----- MATERIAL PROVIDED
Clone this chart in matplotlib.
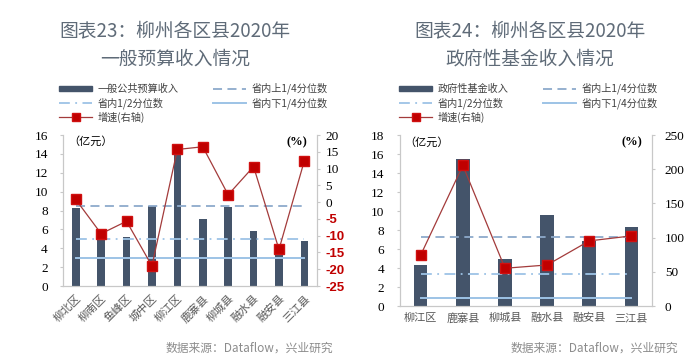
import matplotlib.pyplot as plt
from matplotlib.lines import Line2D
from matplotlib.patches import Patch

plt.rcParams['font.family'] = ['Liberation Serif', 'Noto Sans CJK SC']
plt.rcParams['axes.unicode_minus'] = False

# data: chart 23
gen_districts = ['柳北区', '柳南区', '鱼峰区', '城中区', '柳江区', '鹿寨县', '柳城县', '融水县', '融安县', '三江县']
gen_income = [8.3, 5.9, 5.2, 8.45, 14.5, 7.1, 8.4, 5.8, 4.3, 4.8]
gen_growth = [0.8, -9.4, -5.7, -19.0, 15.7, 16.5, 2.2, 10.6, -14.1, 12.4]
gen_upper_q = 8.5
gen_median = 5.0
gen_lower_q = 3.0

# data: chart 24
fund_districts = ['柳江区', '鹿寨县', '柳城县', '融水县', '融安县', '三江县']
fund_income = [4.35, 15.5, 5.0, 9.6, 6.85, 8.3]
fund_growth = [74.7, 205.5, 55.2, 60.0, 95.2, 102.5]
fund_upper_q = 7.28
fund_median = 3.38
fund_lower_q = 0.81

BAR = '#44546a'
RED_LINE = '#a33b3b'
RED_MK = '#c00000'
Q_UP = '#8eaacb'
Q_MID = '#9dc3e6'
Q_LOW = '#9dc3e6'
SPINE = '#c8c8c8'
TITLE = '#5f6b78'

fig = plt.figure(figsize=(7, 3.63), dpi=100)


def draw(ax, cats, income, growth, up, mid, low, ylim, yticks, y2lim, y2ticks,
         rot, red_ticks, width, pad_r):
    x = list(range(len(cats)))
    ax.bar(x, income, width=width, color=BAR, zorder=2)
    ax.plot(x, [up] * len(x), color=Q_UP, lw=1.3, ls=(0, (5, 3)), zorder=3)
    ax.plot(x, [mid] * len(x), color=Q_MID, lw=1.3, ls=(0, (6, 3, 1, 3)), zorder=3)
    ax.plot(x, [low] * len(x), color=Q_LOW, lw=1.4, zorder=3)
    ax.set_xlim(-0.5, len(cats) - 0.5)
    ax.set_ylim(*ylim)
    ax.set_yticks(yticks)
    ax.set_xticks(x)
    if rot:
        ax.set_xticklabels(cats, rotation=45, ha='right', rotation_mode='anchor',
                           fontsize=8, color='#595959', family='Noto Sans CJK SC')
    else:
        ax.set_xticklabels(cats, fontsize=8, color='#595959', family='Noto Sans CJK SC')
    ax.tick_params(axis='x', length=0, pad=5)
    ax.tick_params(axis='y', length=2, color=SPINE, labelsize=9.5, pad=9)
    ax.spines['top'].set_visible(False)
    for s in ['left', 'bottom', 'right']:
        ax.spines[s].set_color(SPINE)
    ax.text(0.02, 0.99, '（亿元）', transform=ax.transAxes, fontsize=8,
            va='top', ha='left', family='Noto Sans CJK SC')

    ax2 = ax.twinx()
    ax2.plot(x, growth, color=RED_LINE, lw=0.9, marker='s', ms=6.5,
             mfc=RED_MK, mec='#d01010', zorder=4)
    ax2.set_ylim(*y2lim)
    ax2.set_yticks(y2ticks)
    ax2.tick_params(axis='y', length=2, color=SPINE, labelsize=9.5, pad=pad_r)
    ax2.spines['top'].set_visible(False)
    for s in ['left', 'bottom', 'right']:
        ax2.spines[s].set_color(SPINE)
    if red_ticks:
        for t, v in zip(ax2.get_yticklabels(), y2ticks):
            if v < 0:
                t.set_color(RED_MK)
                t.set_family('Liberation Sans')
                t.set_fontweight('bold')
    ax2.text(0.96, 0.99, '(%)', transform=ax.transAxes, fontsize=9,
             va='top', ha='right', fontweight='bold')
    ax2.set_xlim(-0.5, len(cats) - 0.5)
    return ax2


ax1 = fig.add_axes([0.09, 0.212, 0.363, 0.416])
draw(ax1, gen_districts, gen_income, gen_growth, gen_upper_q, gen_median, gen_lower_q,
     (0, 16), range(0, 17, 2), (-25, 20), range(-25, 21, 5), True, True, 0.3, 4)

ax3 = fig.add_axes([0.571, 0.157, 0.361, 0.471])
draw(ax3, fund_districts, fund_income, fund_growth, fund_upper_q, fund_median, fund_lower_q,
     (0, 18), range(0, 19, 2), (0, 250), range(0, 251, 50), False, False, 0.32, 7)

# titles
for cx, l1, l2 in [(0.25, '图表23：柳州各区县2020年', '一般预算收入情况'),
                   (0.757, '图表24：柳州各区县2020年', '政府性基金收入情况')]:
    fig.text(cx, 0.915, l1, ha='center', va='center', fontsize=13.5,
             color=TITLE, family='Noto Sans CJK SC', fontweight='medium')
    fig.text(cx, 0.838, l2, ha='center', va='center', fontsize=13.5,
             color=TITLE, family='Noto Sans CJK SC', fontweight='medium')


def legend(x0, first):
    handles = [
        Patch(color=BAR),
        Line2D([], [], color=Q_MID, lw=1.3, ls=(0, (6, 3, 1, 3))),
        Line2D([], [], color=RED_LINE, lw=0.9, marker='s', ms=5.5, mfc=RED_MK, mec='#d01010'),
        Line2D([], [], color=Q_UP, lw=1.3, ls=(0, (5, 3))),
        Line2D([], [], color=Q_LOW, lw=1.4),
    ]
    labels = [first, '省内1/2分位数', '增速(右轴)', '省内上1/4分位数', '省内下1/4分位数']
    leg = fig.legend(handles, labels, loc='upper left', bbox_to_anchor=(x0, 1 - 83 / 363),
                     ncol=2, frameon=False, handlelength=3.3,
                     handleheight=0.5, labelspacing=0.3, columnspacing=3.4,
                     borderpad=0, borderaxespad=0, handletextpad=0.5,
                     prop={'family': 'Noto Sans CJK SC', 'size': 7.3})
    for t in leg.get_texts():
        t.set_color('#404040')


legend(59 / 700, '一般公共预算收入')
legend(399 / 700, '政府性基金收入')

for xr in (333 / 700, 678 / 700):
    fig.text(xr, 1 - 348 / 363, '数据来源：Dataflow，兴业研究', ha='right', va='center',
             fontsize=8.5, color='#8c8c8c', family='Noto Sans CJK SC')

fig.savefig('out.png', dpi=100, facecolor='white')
----------
**SET PROBLEM**
Your task is to return the lines above, from the first one up to and including the line containing "fig = plt.figure(figsize=(7, 3.63), dpi=100)", minus any pictures.

**TASK OUTPUT**
Clone this chart in matplotlib.
import matplotlib.pyplot as plt
from matplotlib.lines import Line2D
from matplotlib.patches import Patch

plt.rcParams['font.family'] = ['Liberation Serif', 'Noto Sans CJK SC']
plt.rcParams['axes.unicode_minus'] = False

# data: chart 23
gen_districts = ['柳北区', '柳南区', '鱼峰区', '城中区', '柳江区', '鹿寨县', '柳城县', '融水县', '融安县', '三江县']
gen_income = [8.3, 5.9, 5.2, 8.45, 14.5, 7.1, 8.4, 5.8, 4.3, 4.8]
gen_growth = [0.8, -9.4, -5.7, -19.0, 15.7, 16.5, 2.2, 10.6, -14.1, 12.4]
gen_upper_q = 8.5
gen_median = 5.0
gen_lower_q = 3.0

# data: chart 24
fund_districts = ['柳江区', '鹿寨县', '柳城县', '融水县', '融安县', '三江县']
fund_income = [4.35, 15.5, 5.0, 9.6, 6.85, 8.3]
fund_growth = [74.7, 205.5, 55.2, 60.0, 95.2, 102.5]
fund_upper_q = 7.28
fund_median = 3.38
fund_lower_q = 0.81

BAR = '#44546a'
RED_LINE = '#a33b3b'
RED_MK = '#c00000'
Q_UP = '#8eaacb'
Q_MID = '#9dc3e6'
Q_LOW = '#9dc3e6'
SPINE = '#c8c8c8'
TITLE = '#5f6b78'

fig = plt.figure(figsize=(7, 3.63), dpi=100)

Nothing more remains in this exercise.